Dutch psychiatrist Alfred Adler promotes a theory that the desire for power is what drives each person. From a childlike sense of inferiority adults tend to move forward towards goals of success and superiority. According to Adler, dreams are reflections of these innate ambitions, i.e. I aspire to be the victim of a deer attack.
By this point, I was beginning to think that dream interpretation is something of a “soft science”, one in which there is no absolute truth, no concensus of opinion, and any dream can mean anything, depending on who is making up the answers. Yet through the history of mankind, dreams have been explored, examined, interpreted and translated.
It was interesting to read some of the history of said ‘soft science’. The earliest recorded dreams are derived from materials dating back to the time of The Sumerians, around 3100 BC, in Mesopotamia. Since then, the Greeks and Romans have used dream interpreters to assist with military operations, healing and architechture.
The Australian Aborigines have “dream-time”, a realm in which everything begins and ends, in which time is measured in eons and centuries rather than in hours or years. Many Native American tribes actively seek dreams, sometimes involving fasting and a lengthy vision quest. Even the West Indian religion of voodoo relies on dreams, seeing them as a form of portal between worlds. No matter where one looks, from Assyrians to Buddhists, Vikings to Zunis, there is belief in the significance of dreams. All religions involve some use of dreams in their scriptures.

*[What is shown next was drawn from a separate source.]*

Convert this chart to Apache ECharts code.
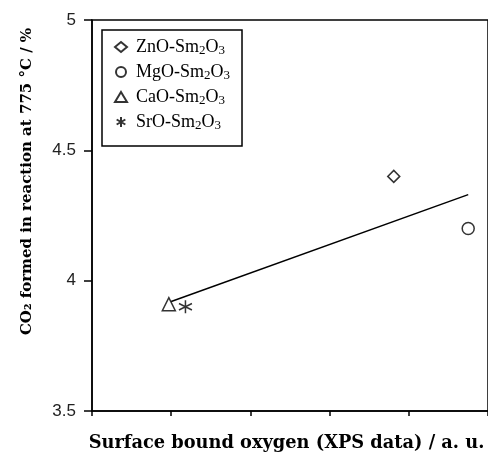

The Bible is full of references to dreams, dreaming and visions. There are almost a hundred such references in the Old Testament alone. Ancient Judeo-Christians placed great stock in Oneiromancy, or predicting the future through the interpretation of dreams. In Islam, and in Ancient Hebrew times, good dreams are sometime seen as direct connections with God, with bad dreams being the work of demons. The list goes on.

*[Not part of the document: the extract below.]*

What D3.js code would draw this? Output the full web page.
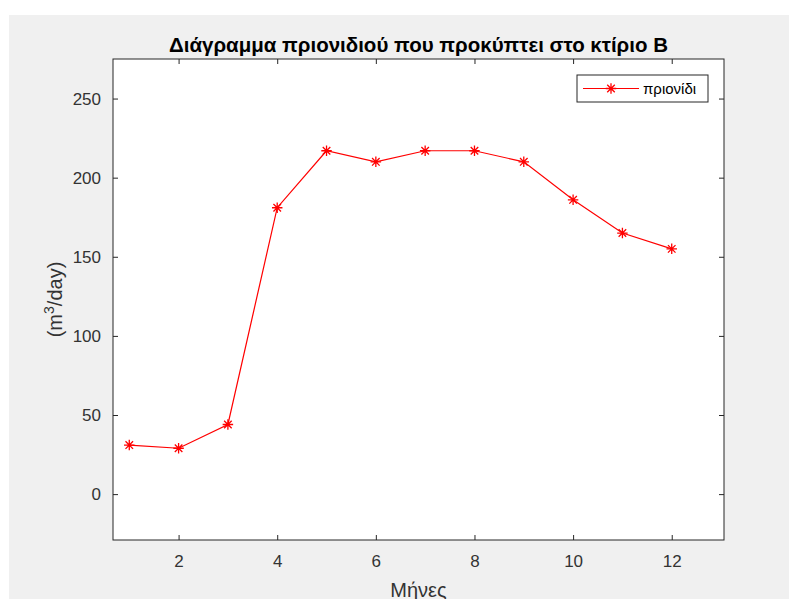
<!DOCTYPE html>
<html>
<head>
<meta charset="utf-8">
<script src="https://cdn.jsdelivr.net/npm/d3@7"></script>
<style>
  body { margin: 0; background: #fff; }
  svg { display: block; font-family: "Liberation Sans", Arial, Helvetica, sans-serif; }
</style>
</head>
<body>
<script>
// months and daily sawdust volume (m3/day)
var months = [1, 2, 3, 4, 5, 6, 7, 8, 9, 10, 11, 12];
var values = [31, 29, 44, 181, 217, 210, 217, 217, 210, 186, 165, 155];
var xTicks = [2, 4, 6, 8, 10, 12];
var yTicks = [0, 50, 100, 150, 200, 250];
var seriesName = "πριονίδι";

var w = 789, h = 599;
var axCol = "#262626";

var svg = d3.select("body").append("svg")
    .attr("width", w)
    .attr("height", h);

// figure background
svg.append("rect")
    .attr("x", 9).attr("y", 15)
    .attr("width", w - 9).attr("height", h - 15)
    .attr("fill", "#f0f0f0");

var pL = 113, pR = 724, pT = 59, pB = 540;

var x = d3.scaleLinear().domain([0.67, 13.06]).range([pL, pR]);
var y = d3.scaleLinear().domain([-29, 275]).range([pB, pT]);

svg.append("rect")
    .attr("x", pL).attr("y", pT)
    .attr("width", pR - pL).attr("height", pB - pT)
    .attr("fill", "#fff");

// asterisk marker: plus + times
var star = {
  draw: function(ctx, size) {
    var r = Math.sqrt(size) / 2, d = r * 0.72;
    ctx.moveTo(-r, 0); ctx.lineTo(r, 0);
    ctx.moveTo(0, -r); ctx.lineTo(0, r);
    ctx.moveTo(-d, -d); ctx.lineTo(d, d);
    ctx.moveTo(-d, d); ctx.lineTo(d, -d);
  }
};

var xAxis = d3.axisBottom(x).tickValues(xTicks).tickSize(-5).tickPadding(15);
var yAxis = d3.axisLeft(y).tickValues(yTicks).tickSize(-5).tickPadding(12);

var gx = svg.append("g").attr("transform", "translate(0," + pB + ")").call(xAxis);
var gy = svg.append("g").attr("transform", "translate(" + pL + ",0)").call(yAxis);
var gx2 = svg.append("g").attr("transform", "translate(0," + pT + ")")
    .call(d3.axisTop(x).tickValues(xTicks).tickSize(-5).tickFormat(""));
var gy2 = svg.append("g").attr("transform", "translate(" + pR + ",0)")
    .call(d3.axisRight(y).tickValues(yTicks).tickSize(-5).tickFormat(""));

[gx, gy, gx2, gy2].forEach(function(g) {
  g.attr("font-family", null).attr("font-size", null);
  g.select(".domain").remove();
  g.selectAll("line").attr("stroke", axCol);
  g.selectAll("text").attr("fill", "#333").style("font-size", "17px");
});

svg.append("rect")
    .attr("x", pL).attr("y", pT)
    .attr("width", pR - pL).attr("height", pB - pT)
    .attr("fill", "none").attr("stroke", axCol).attr("stroke-width", 1);

var line = d3.line()
    .x(function(d, i) { return x(months[i]); })
    .y(function(d) { return y(d); });

svg.append("path")
    .datum(values)
    .attr("d", line)
    .attr("fill", "none")
    .attr("stroke", "#ff0000")
    .attr("stroke-width", 1.2);

var sym = d3.symbol().type(star).size(110);

svg.selectAll(".pt")
    .data(values)
    .enter()
    .append("path")
    .attr("class", "pt")
    .attr("transform", function(d, i) { return "translate(" + x(months[i]) + "," + y(d) + ")"; })
    .attr("d", sym)
    .attr("fill", "none")
    .attr("stroke", "#ff0000")
    .attr("stroke-width", 1.3);

// title and labels
svg.append("text")
    .attr("x", (pL + pR) / 2).attr("y", 52)
    .attr("text-anchor", "middle")
    .style("font-size", "20.5px").style("font-weight", "bold")
    .attr("fill", "#000")
    .text("Διάγραμμα πριονιδιού που προκύπτει στο κτίριο Β");

svg.append("text")
    .attr("x", (pL + pR) / 2).attr("y", 597)
    .attr("text-anchor", "middle")
    .style("font-size", "20px")
    .attr("fill", "#333")
    .text("Μήνες");

var yl = svg.append("text")
    .attr("transform", "translate(62," + (pT + pB) / 2 + ") rotate(-90)")
    .attr("text-anchor", "middle")
    .style("font-size", "20px")
    .attr("fill", "#333");
yl.append("tspan").text("(m");
yl.append("tspan").attr("dy", -8).style("font-size", "14px").text("3");
yl.append("tspan").attr("dy", 8).text("/day)");

// legend
var leg = svg.append("g").attr("transform", "translate(577,75)");
leg.append("rect")
    .attr("width", 131).attr("height", 27)
    .attr("fill", "#fff").attr("stroke", axCol);
leg.append("line")
    .attr("x1", 6).attr("x2", 62).attr("y1", 13.5).attr("y2", 13.5)
    .attr("stroke", "#ff0000").attr("stroke-width", 1.2);
leg.append("path")
    .attr("transform", "translate(34,13.5)")
    .attr("d", sym)
    .attr("fill", "none").attr("stroke", "#ff0000").attr("stroke-width", 1.3);
leg.append("text")
    .attr("x", 66).attr("y", 19)
    .style("font-size", "15px")
    .attr("fill", "#000")
    .text(seriesName);
</script>
</body>
</html>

In Judaism’s Talmud, there are 217 references to dreams. Joseph Smith received the Book of Mormon in a vision. The Eastern religions – Buddhism, Hinduism and Islam, all rely heavily on dreams and dream symbolism. Muhammad received his divine messages in dreams. Dreams are a big part of New Age spirituality where seeing auras, being visited by animal spirits and studying the chakras rely, at least in part, on the person’s ability to know and understand his or her dreams.
So after searching my own conciousness for meaning, looking into the history of dream interpretation, and consulting with the experts, I have come to three conclusions:
First and foremost, I have no idea what it means to be attacked by a deer in a dream. I am no closer to figuring it out, though I now know that no one else is either.
Second, dreams may be something purely neurological, akin to an emptying of the mental ‘recycle bin’, that part of our brain which records all sensory input, no matter how trivial, like the license plate numbers you’ve unintentionally memorized and the smell of your morning toast. Fall asleep, and your hard drive is reformatted.
Third and finally, while dreaming does not seem to be solely a human activity (ever seen a dog dream?), the interpretation and analysis of our dreams truly is. Why we put such stock in the workings of our unconscious mind I do not know, but I guess if one silly dream could inspire such a vast amount of interest in my mind, then millions of more serious dreams could possibly (and very well might have) change the world as we know it.
Don’t forget that one third of our lives is spent sleeping, and one third of our time sleeping is spent dreaming. This means that if you live to be 75 years old, you’ve spent approximately six years dreaming – that’s 2,100 days spent in a different world. I choose to think that that’s time spent wisely.